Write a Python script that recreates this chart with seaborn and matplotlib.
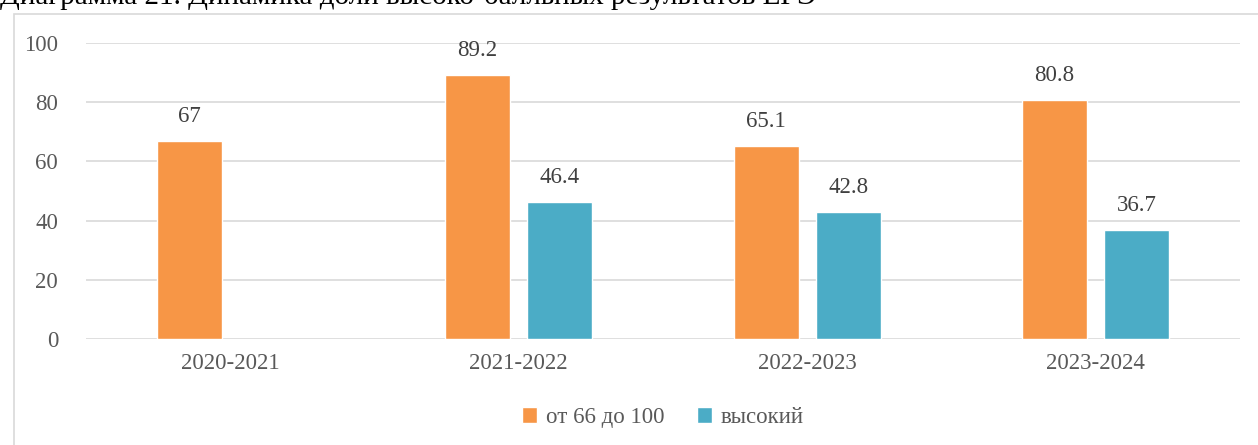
import numpy as np
import pandas as pd
import matplotlib.pyplot as plt
import seaborn as sns
from matplotlib.patches import Rectangle

# data
years = ["2020-2021", "2021-2022", "2022-2023", "2023-2024"]
share_66_100 = [67, 89.2, 65.1, 80.8]
share_high = [np.nan, 46.4, 42.8, 36.7]
series_names = ["от 66 до 100", "высокий"]

df = pd.DataFrame({
    "year": years * 2,
    "value": share_66_100 + share_high,
    "series": [series_names[0]] * 4 + [series_names[1]] * 4,
})

sns.set_theme(style="white")
plt.rcParams['font.family'] = ['Liberation Serif', 'DejaVu Serif']
gray = "#595959"
fs = 16.5

fig = plt.figure(figsize=(12.58, 4.45), dpi=100)
# chart frame
fig.patches.append(Rectangle((14 / 1258, -0.05), 1.1, 0.05 + (445 - 14) / 445,
                             transform=fig.transFigure, fill=False,
                             edgecolor="#D9D9D9", linewidth=1.2))
fig.text(0.0, 1 - 4 / 445, "Диаграмма 21. Динамика доли высоко-балльных результатов ЕГЭ",
         fontsize=21, color="black", va="baseline", ha="left")

ax = fig.add_axes([86 / 1258, 106 / 445, 1154 / 1258, 296 / 445])
sns.barplot(data=df, x="year", y="value", hue="series", ax=ax,
            palette=["#F79646", "#4BACC6"], width=0.57, gap=0.21,
            saturation=1, legend=True)

for c in ax.containers:
    ax.bar_label(c, fmt="%g", padding=10, fontsize=fs, color="#404040")

ax.set_ylim(0, 100)
ax.set_yticks(range(0, 101, 20))
ax.yaxis.grid(True, color="#D9D9D9", linewidth=1.2)
ax.set_axisbelow(True)
for s in ax.spines.values():
    s.set_visible(False)
ax.tick_params(axis="y", length=0, pad=20, labelsize=fs, labelcolor=gray)
ax.tick_params(axis="x", length=0, pad=10, labelsize=fs, labelcolor=gray)
ax.set_xlabel("")
ax.set_ylabel("")

ax.legend(loc="upper center", bbox_to_anchor=(0.5, -0.16), ncol=2, frameon=False,
          fontsize=fs, labelcolor=gray, handlelength=0.65, handleheight=0.65,
          handletextpad=0.4, columnspacing=1.4)

fig.savefig("out.png", dpi=100)
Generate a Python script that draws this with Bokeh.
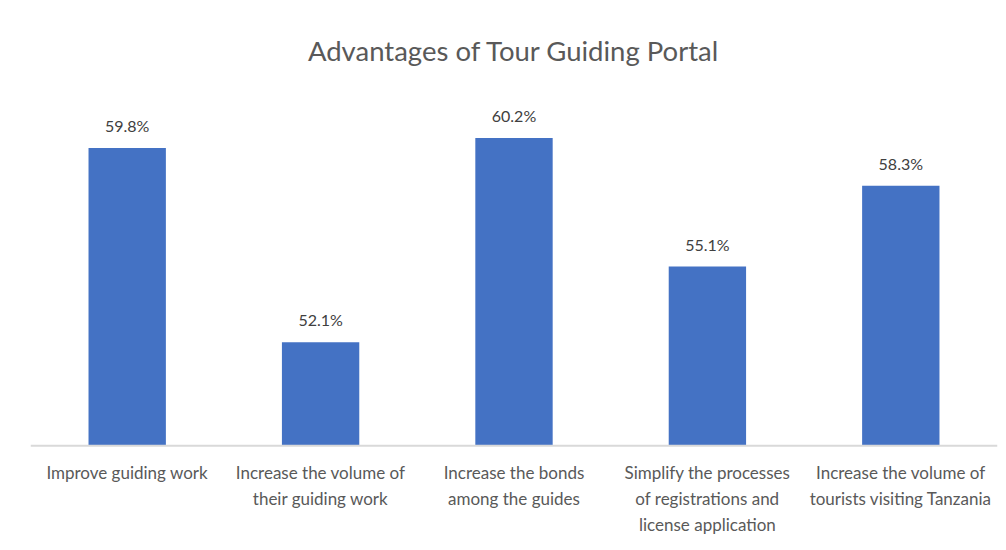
from bokeh.plotting import figure
from bokeh.models import ColumnDataSource, LabelSet, Range1d, Span
from bokeh.core.properties import value
from bokeh.embed import file_html
from bokeh.resources import INLINE

categories = [
    "Improve guiding work",
    "Increase the volume of their guiding work",
    "Increase the bonds among the guides",
    "Simplify the processes of registrations and license application",
    "Increase the volume of tourists visiting Tanzania",
]
label_line1 = ["Improve guiding work", "Increase the volume of", "Increase the bonds",
               "Simplify the processes", "Increase the volume of"]
label_line2 = ["", "their guiding work", "among the guides",
               "of registrations and", "tourists visiting Tanzania"]
label_line3 = ["", "", "", "license application", ""]
values = [59.8, 52.1, 60.2, 55.1, 58.3]
value_labels = ["59.8%", "52.1%", "60.2%", "55.1%", "58.3%"]

BASE = 48
src = ColumnDataSource(dict(cat=categories, val=values, lab=value_labels,
                            base=[BASE] * 5, l1=label_line1, l2=label_line2, l3=label_line3))

p = figure(
    x_range=categories,
    y_range=Range1d(44.16, 62),
    width=998,
    height=542,
    output_backend="svg",
    toolbar_location=None,
    min_border_left=30,
    min_border_right=1,
    min_border_top=92,
    min_border_bottom=0,
    title="Advantages of Tour Guiding Portal",
)
p.vbar(x="cat", top="val", bottom=BASE, width=0.4, source=src,
       fill_color="#4472C4", line_color=None)

p.add_layout(Span(location=BASE, dimension="width", line_color="#D9D9D9", line_width=2))

p.add_layout(LabelSet(x="cat", y="val", text="lab", source=src,
                      text_align="center", text_baseline="bottom", y_offset=13,
                      text_font=value("Lato"), text_font_size="16px", text_color="#404040"))

for col, off in (("l1", -27), ("l2", -53), ("l3", -79)):
    p.add_layout(LabelSet(x="cat", y="base", text=col, source=src,
                          text_align="center", text_baseline="middle", y_offset=off,
                          text_font=value("Lato"), text_font_size="17px",
                          text_color="#595959"))

p.title.align = "center"
p.title.text_font = "Lato"
p.title.text_font_style = "normal"
p.title.text_font_size = "27.5px"
p.title.text_color = "#595959"
p.title.standoff = 51

p.xaxis.visible = False
p.yaxis.visible = False
p.xgrid.grid_line_color = None
p.ygrid.grid_line_color = None
p.outline_line_color = None

open("out.html", "w").write(file_html(p, INLINE))
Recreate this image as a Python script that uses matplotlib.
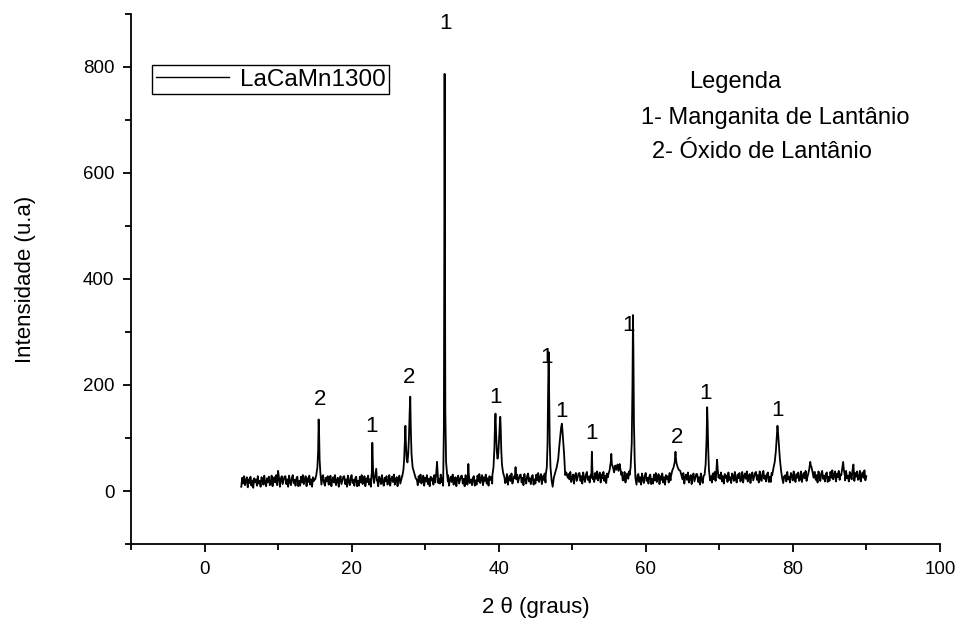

☆ ☆ ☆ ☆ ☆

▶ _WORK TO BE COMPLETED_
Transcribe the material as is, with images omitted.

▶ _RESPONSE TO THIS EXERCISE_
Write a Python script that recreates this chart with seaborn and matplotlib.
import numpy as np
import pandas as pd
import matplotlib.pyplot as plt
import seaborn as sns
from matplotlib.patches import Rectangle

# data
years = ["2020-2021", "2021-2022", "2022-2023", "2023-2024"]
share_66_100 = [67, 89.2, 65.1, 80.8]
share_high = [np.nan, 46.4, 42.8, 36.7]
series_names = ["от 66 до 100", "высокий"]

df = pd.DataFrame({
    "year": years * 2,
    "value": share_66_100 + share_high,
    "series": [series_names[0]] * 4 + [series_names[1]] * 4,
})

sns.set_theme(style="white")
plt.rcParams['font.family'] = ['Liberation Serif', 'DejaVu Serif']
gray = "#595959"
fs = 16.5

fig = plt.figure(figsize=(12.58, 4.45), dpi=100)
# chart frame
fig.patches.append(Rectangle((14 / 1258, -0.05), 1.1, 0.05 + (445 - 14) / 445,
                             transform=fig.transFigure, fill=False,
                             edgecolor="#D9D9D9", linewidth=1.2))
fig.text(0.0, 1 - 4 / 445, "Диаграмма 21. Динамика доли высоко-балльных результатов ЕГЭ",
         fontsize=21, color="black", va="baseline", ha="left")

ax = fig.add_axes([86 / 1258, 106 / 445, 1154 / 1258, 296 / 445])
sns.barplot(data=df, x="year", y="value", hue="series", ax=ax,
            palette=["#F79646", "#4BACC6"], width=0.57, gap=0.21,
            saturation=1, legend=True)

for c in ax.containers:
    ax.bar_label(c, fmt="%g", padding=10, fontsize=fs, color="#404040")

ax.set_ylim(0, 100)
ax.set_yticks(range(0, 101, 20))
ax.yaxis.grid(True, color="#D9D9D9", linewidth=1.2)
ax.set_axisbelow(True)
for s in ax.spines.values():
    s.set_visible(False)
ax.tick_params(axis="y", length=0, pad=20, labelsize=fs, labelcolor=gray)
ax.tick_params(axis="x", length=0, pad=10, labelsize=fs, labelcolor=gray)
ax.set_xlabel("")
ax.set_ylabel("")

ax.legend(loc="upper center", bbox_to_anchor=(0.5, -0.16), ncol=2, frameon=False,
          fontsize=fs, labelcolor=gray, handlelength=0.65, handleheight=0.65,
          handletextpad=0.4, columnspacing=1.4)

fig.savefig("out.png", dpi=100)
Generate a Python script that draws this with Bokeh.
from bokeh.plotting import figure
from bokeh.models import ColumnDataSource, LabelSet, Range1d, Span
from bokeh.core.properties import value
from bokeh.embed import file_html
from bokeh.resources import INLINE

categories = [
    "Improve guiding work",
    "Increase the volume of their guiding work",
    "Increase the bonds among the guides",
    "Simplify the processes of registrations and license application",
    "Increase the volume of tourists visiting Tanzania",
]
label_line1 = ["Improve guiding work", "Increase the volume of", "Increase the bonds",
               "Simplify the processes", "Increase the volume of"]
label_line2 = ["", "their guiding work", "among the guides",
               "of registrations and", "tourists visiting Tanzania"]
label_line3 = ["", "", "", "license application", ""]
values = [59.8, 52.1, 60.2, 55.1, 58.3]
value_labels = ["59.8%", "52.1%", "60.2%", "55.1%", "58.3%"]

BASE = 48
src = ColumnDataSource(dict(cat=categories, val=values, lab=value_labels,
                            base=[BASE] * 5, l1=label_line1, l2=label_line2, l3=label_line3))

p = figure(
    x_range=categories,
    y_range=Range1d(44.16, 62),
    width=998,
    height=542,
    output_backend="svg",
    toolbar_location=None,
    min_border_left=30,
    min_border_right=1,
    min_border_top=92,
    min_border_bottom=0,
    title="Advantages of Tour Guiding Portal",
)
p.vbar(x="cat", top="val", bottom=BASE, width=0.4, source=src,
       fill_color="#4472C4", line_color=None)

p.add_layout(Span(location=BASE, dimension="width", line_color="#D9D9D9", line_width=2))

p.add_layout(LabelSet(x="cat", y="val", text="lab", source=src,
                      text_align="center", text_baseline="bottom", y_offset=13,
                      text_font=value("Lato"), text_font_size="16px", text_color="#404040"))

for col, off in (("l1", -27), ("l2", -53), ("l3", -79)):
    p.add_layout(LabelSet(x="cat", y="base", text=col, source=src,
                          text_align="center", text_baseline="middle", y_offset=off,
                          text_font=value("Lato"), text_font_size="17px",
                          text_color="#595959"))

p.title.align = "center"
p.title.text_font = "Lato"
p.title.text_font_style = "normal"
p.title.text_font_size = "27.5px"
p.title.text_color = "#595959"
p.title.standoff = 51

p.xaxis.visible = False
p.yaxis.visible = False
p.xgrid.grid_line_color = None
p.ygrid.grid_line_color = None
p.outline_line_color = None

open("out.html", "w").write(file_html(p, INLINE))
Recreate this image as a Python script that uses matplotlib.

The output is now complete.